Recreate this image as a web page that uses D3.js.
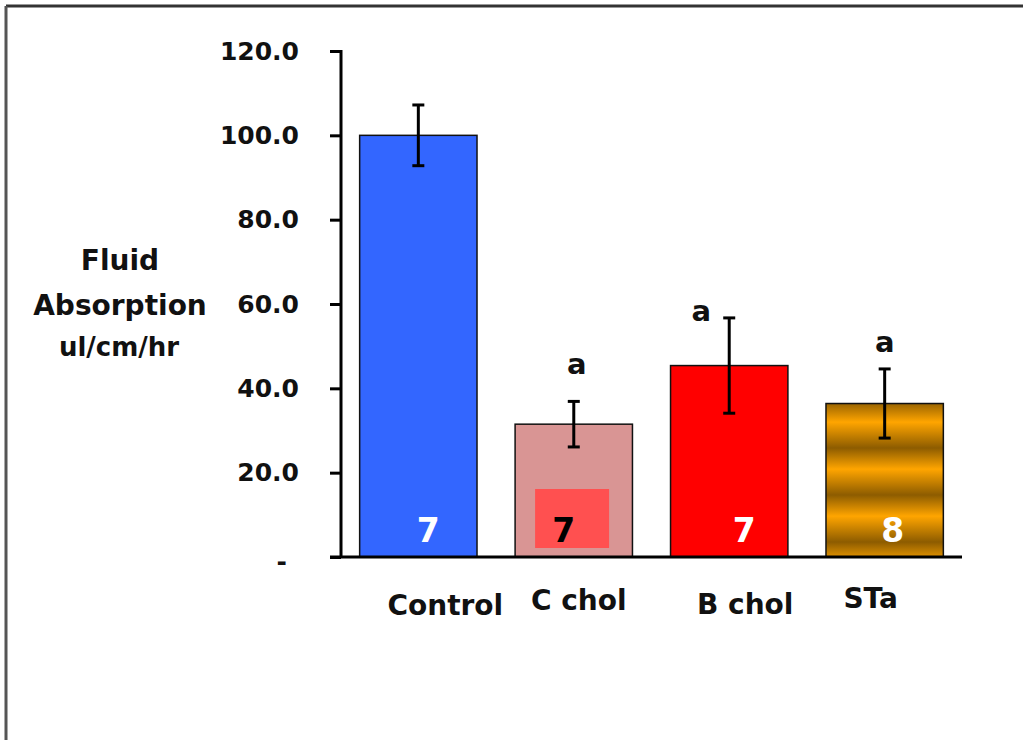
<!DOCTYPE html>
<html>
<head>
<meta charset="utf-8">
<script src="https://cdn.jsdelivr.net/npm/d3@7"></script>
<style>
  body { margin: 0; background: #fff; }
  text { font-family: "DejaVu Sans", sans-serif; font-weight: bold; }
</style>
</head>
<body>
<div id="chart"></div>
<script>
// --- Fluid absorption by treatment ---
const groups = ["Control", "C chol", "B chol", "STa"];
const means = [100.0, 31.5, 45.4, 36.4];
const errors = [7.2, 5.4, 11.3, 8.2];
const nCounts = ["7", "7", "7", "8"];
const sigLetters = ["", "a", "a", "a"];
const yTicks = [0, 20, 40, 60, 80, 100, 120];

const fills = ["#3366ff", "#d99594", "#ff0000", "url(#gold)"];
const labelDx = [27, 5, 16, -14];   // category labels sit a bit off-centre
const labelY = [615, 610, 614, 608];
const nDx = [10, -10, 15, 8];
const nColor = ["#fff", "#000", "#fff", "#fff"];
const letterDx = [0, 3, -28, 0];
const letterDy = [0, -27, 3, -17];

const W = 1023, H = 740;
const svg = d3.select("#chart").append("svg")
    .attr("width", W)
    .attr("height", H);

const defs = svg.append("defs");
const grad = defs.append("linearGradient")
    .attr("id", "gold")
    .attr("gradientUnits", "userSpaceOnUse")
    .attr("x1", 0).attr("x2", 0)
    .attr("y1", 401).attr("y2", 448)
    .attr("spreadMethod", "repeat");
grad.append("stop").attr("offset", "0%").attr("stop-color", "#8d5c00");
grad.append("stop").attr("offset", "45%").attr("stop-color", "#ffa500");
grad.append("stop").attr("offset", "100%").attr("stop-color", "#8d5c00");

// frame
svg.append("line").attr("x1", 6).attr("x2", W).attr("y1", 6).attr("y2", 6)
    .attr("stroke", "#333").attr("stroke-width", 3);
svg.append("line").attr("x1", 6).attr("x2", 6).attr("y1", 6).attr("y2", H)
    .attr("stroke", "#555").attr("stroke-width", 3);

const x = d3.scaleBand().domain(groups).range([341, 962]).paddingInner(0.245).paddingOuter(0.12);
const y = d3.scaleLinear().domain([0, 120]).range([557, 51]);

// bars
svg.selectAll(".bar")
    .data(groups)
    .enter()
    .append("rect")
    .attr("class", "bar")
    .attr("x", d => x(d))
    .attr("y", (d, i) => y(means[i]))
    .attr("width", x.bandwidth())
    .attr("height", (d, i) => y(0) - y(means[i]))
    .attr("fill", (d, i) => fills[i])
    .attr("stroke", "#111")
    .attr("stroke-width", 1.5);

// error bars
groups.forEach((g, i) => {
    const cx = x(g) + x.bandwidth() / 2;
    const top = y(means[i] + errors[i]), bot = y(means[i] - errors[i]);
    svg.append("line").attr("x1", cx).attr("x2", cx).attr("y1", top).attr("y2", bot)
        .attr("stroke", "#000").attr("stroke-width", 3);
    [top, bot].forEach(v => {
        svg.append("line").attr("x1", cx - 6).attr("x2", cx + 6).attr("y1", v).attr("y2", v)
            .attr("stroke", "#000").attr("stroke-width", 3);
    });
    if (sigLetters[i]) {
        svg.append("text")
            .attr("x", cx + letterDx[i])
            .attr("y", top + letterDy[i])
            .attr("text-anchor", "middle")
            .attr("font-size", 29)
            .attr("fill", "#111")
            .text(sigLetters[i]);
    }
});

// n boxes
const cBand = x("C chol");
svg.append("rect")
    .attr("x", cBand + 20).attr("y", 489)
    .attr("width", 74).attr("height", 59)
    .attr("fill", "#ff5050");

svg.selectAll(".ncount")
    .data(groups)
    .enter()
    .append("text")
    .attr("class", "ncount")
    .attr("x", (d, i) => x(d) + x.bandwidth() / 2 + nDx[i])
    .attr("y", 542)
    .attr("text-anchor", "middle")
    .attr("font-family", "Open Sans")
    .attr("font-size", 33)
    .attr("fill", (d, i) => nColor[i])
    .text((d, i) => nCounts[i]);

// y axis
const yAxis = svg.append("g")
    .attr("transform", "translate(341,0)")
    .call(d3.axisLeft(y).tickValues(yTicks).tickSize(11).tickPadding(31)
        .tickFormat(d => d === 0 ? "-" : d.toFixed(1)));
yAxis.select(".domain").attr("stroke", "#000").attr("stroke-width", 3)
    .attr("d", `M0,${y(120) - 1}V${y(0)}`);
yAxis.selectAll(".tick line").attr("stroke", "#000").attr("stroke-width", 3);
yAxis.selectAll(".tick text").attr("font-size", 25).attr("font-family", "DejaVu Sans")
    .attr("font-weight", "bold").attr("fill", "#111");
yAxis.selectAll(".tick").filter(d => d === 0).select("text").attr("dx", -12).attr("dy", "0.5em");

// x axis line
svg.append("line").attr("x1", 330).attr("x2", 962).attr("y1", y(0)).attr("y2", y(0))
    .attr("stroke", "#000").attr("stroke-width", 3);

// category labels
svg.selectAll(".cat")
    .data(groups)
    .enter()
    .append("text")
    .attr("class", "cat")
    .attr("x", (d, i) => x(d) + x.bandwidth() / 2 + labelDx[i])
    .attr("y", (d, i) => labelY[i])
    .attr("text-anchor", "middle")
    .attr("font-size", 28)
    .attr("fill", "#111")
    .text(d => d);

// y title
const title = [["Fluid", 270, 28, 120], ["Absorption", 315, 28, 120], ["ul/cm/hr", 356, 26, 119]];
title.forEach(t => {
    svg.append("text")
        .attr("x", t[3]).attr("y", t[1])
        .attr("text-anchor", "middle")
        .attr("font-size", t[2])
        .attr("fill", "#111")
        .text(t[0]);
});
</script>
</body>
</html>
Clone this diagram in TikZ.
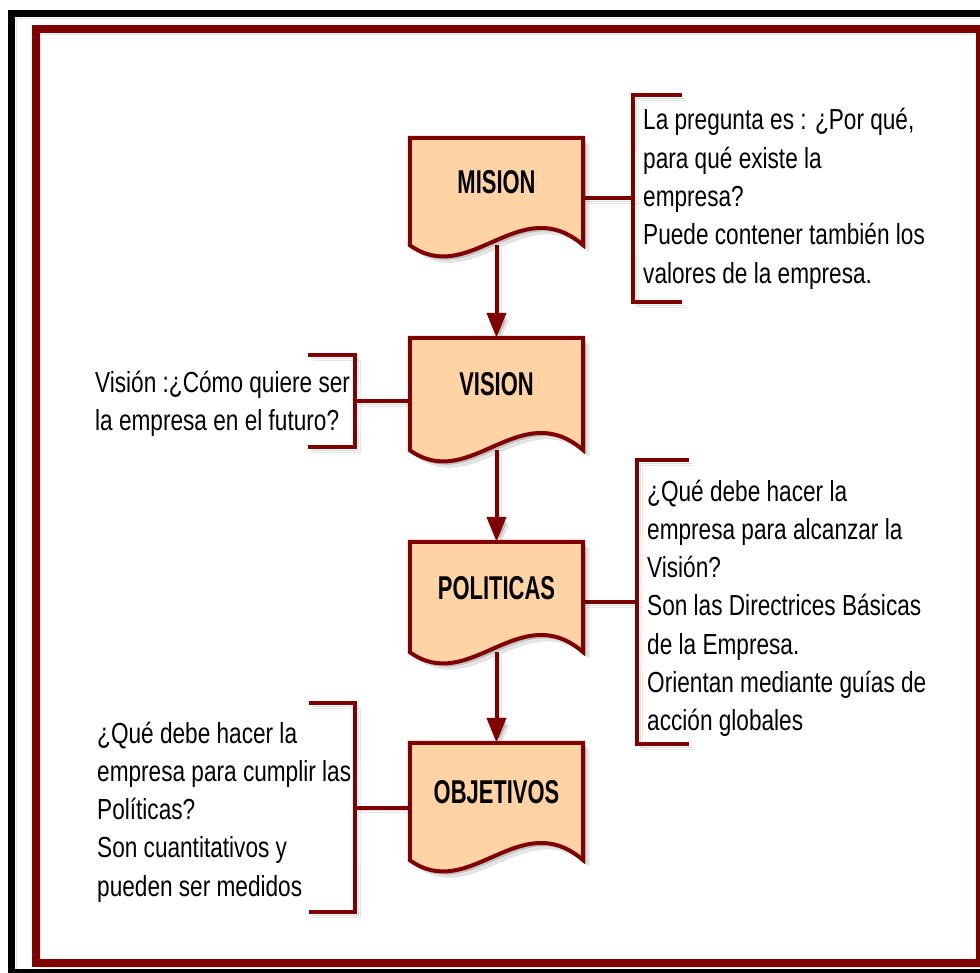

### Your instructions
Reproduce every entry word for word, but omit the pictures.

### Final result
Recreate this image as a web page that uses D3.js.
<!DOCTYPE html>
<html>
<head>
<meta charset="utf-8">
<script src="https://cdn.jsdelivr.net/npm/d3@7"></script>
<style>
  body { margin: 0; background: #fff; }
  text { font-family: "DejaVu Sans", sans-serif; font-weight: bold; }
</style>
</head>
<body>
<div id="chart"></div>
<script>
// --- Fluid absorption by treatment ---
const groups = ["Control", "C chol", "B chol", "STa"];
const means = [100.0, 31.5, 45.4, 36.4];
const errors = [7.2, 5.4, 11.3, 8.2];
const nCounts = ["7", "7", "7", "8"];
const sigLetters = ["", "a", "a", "a"];
const yTicks = [0, 20, 40, 60, 80, 100, 120];

const fills = ["#3366ff", "#d99594", "#ff0000", "url(#gold)"];
const labelDx = [27, 5, 16, -14];   // category labels sit a bit off-centre
const labelY = [615, 610, 614, 608];
const nDx = [10, -10, 15, 8];
const nColor = ["#fff", "#000", "#fff", "#fff"];
const letterDx = [0, 3, -28, 0];
const letterDy = [0, -27, 3, -17];

const W = 1023, H = 740;
const svg = d3.select("#chart").append("svg")
    .attr("width", W)
    .attr("height", H);

const defs = svg.append("defs");
const grad = defs.append("linearGradient")
    .attr("id", "gold")
    .attr("gradientUnits", "userSpaceOnUse")
    .attr("x1", 0).attr("x2", 0)
    .attr("y1", 401).attr("y2", 448)
    .attr("spreadMethod", "repeat");
grad.append("stop").attr("offset", "0%").attr("stop-color", "#8d5c00");
grad.append("stop").attr("offset", "45%").attr("stop-color", "#ffa500");
grad.append("stop").attr("offset", "100%").attr("stop-color", "#8d5c00");

// frame
svg.append("line").attr("x1", 6).attr("x2", W).attr("y1", 6).attr("y2", 6)
    .attr("stroke", "#333").attr("stroke-width", 3);
svg.append("line").attr("x1", 6).attr("x2", 6).attr("y1", 6).attr("y2", H)
    .attr("stroke", "#555").attr("stroke-width", 3);

const x = d3.scaleBand().domain(groups).range([341, 962]).paddingInner(0.245).paddingOuter(0.12);
const y = d3.scaleLinear().domain([0, 120]).range([557, 51]);

// bars
svg.selectAll(".bar")
    .data(groups)
    .enter()
    .append("rect")
    .attr("class", "bar")
    .attr("x", d => x(d))
    .attr("y", (d, i) => y(means[i]))
    .attr("width", x.bandwidth())
    .attr("height", (d, i) => y(0) - y(means[i]))
    .attr("fill", (d, i) => fills[i])
    .attr("stroke", "#111")
    .attr("stroke-width", 1.5);

// error bars
groups.forEach((g, i) => {
    const cx = x(g) + x.bandwidth() / 2;
    const top = y(means[i] + errors[i]), bot = y(means[i] - errors[i]);
    svg.append("line").attr("x1", cx).attr("x2", cx).attr("y1", top).attr("y2", bot)
        .attr("stroke", "#000").attr("stroke-width", 3);
    [top, bot].forEach(v => {
        svg.append("line").attr("x1", cx - 6).attr("x2", cx + 6).attr("y1", v).attr("y2", v)
            .attr("stroke", "#000").attr("stroke-width", 3);
    });
    if (sigLetters[i]) {
        svg.append("text")
            .attr("x", cx + letterDx[i])
            .attr("y", top + letterDy[i])
            .attr("text-anchor", "middle")
            .attr("font-size", 29)
            .attr("fill", "#111")
            .text(sigLetters[i]);
    }
});

// n boxes
const cBand = x("C chol");
svg.append("rect")
    .attr("x", cBand + 20).attr("y", 489)
    .attr("width", 74).attr("height", 59)
    .attr("fill", "#ff5050");

svg.selectAll(".ncount")
    .data(groups)
    .enter()
    .append("text")
    .attr("class", "ncount")
    .attr("x", (d, i) => x(d) + x.bandwidth() / 2 + nDx[i])
    .attr("y", 542)
    .attr("text-anchor", "middle")
    .attr("font-family", "Open Sans")
    .attr("font-size", 33)
    .attr("fill", (d, i) => nColor[i])
    .text((d, i) => nCounts[i]);

// y axis
const yAxis = svg.append("g")
    .attr("transform", "translate(341,0)")
    .call(d3.axisLeft(y).tickValues(yTicks).tickSize(11).tickPadding(31)
        .tickFormat(d => d === 0 ? "-" : d.toFixed(1)));
yAxis.select(".domain").attr("stroke", "#000").attr("stroke-width", 3)
    .attr("d", `M0,${y(120) - 1}V${y(0)}`);
yAxis.selectAll(".tick line").attr("stroke", "#000").attr("stroke-width", 3);
yAxis.selectAll(".tick text").attr("font-size", 25).attr("font-family", "DejaVu Sans")
    .attr("font-weight", "bold").attr("fill", "#111");
yAxis.selectAll(".tick").filter(d => d === 0).select("text").attr("dx", -12).attr("dy", "0.5em");

// x axis line
svg.append("line").attr("x1", 330).attr("x2", 962).attr("y1", y(0)).attr("y2", y(0))
    .attr("stroke", "#000").attr("stroke-width", 3);

// category labels
svg.selectAll(".cat")
    .data(groups)
    .enter()
    .append("text")
    .attr("class", "cat")
    .attr("x", (d, i) => x(d) + x.bandwidth() / 2 + labelDx[i])
    .attr("y", (d, i) => labelY[i])
    .attr("text-anchor", "middle")
    .attr("font-size", 28)
    .attr("fill", "#111")
    .text(d => d);

// y title
const title = [["Fluid", 270, 28, 120], ["Absorption", 315, 28, 120], ["ul/cm/hr", 356, 26, 119]];
title.forEach(t => {
    svg.append("text")
        .attr("x", t[3]).attr("y", t[1])
        .attr("text-anchor", "middle")
        .attr("font-size", t[2])
        .attr("fill", "#111")
        .text(t[0]);
});
</script>
</body>
</html>
Clone this diagram in TikZ.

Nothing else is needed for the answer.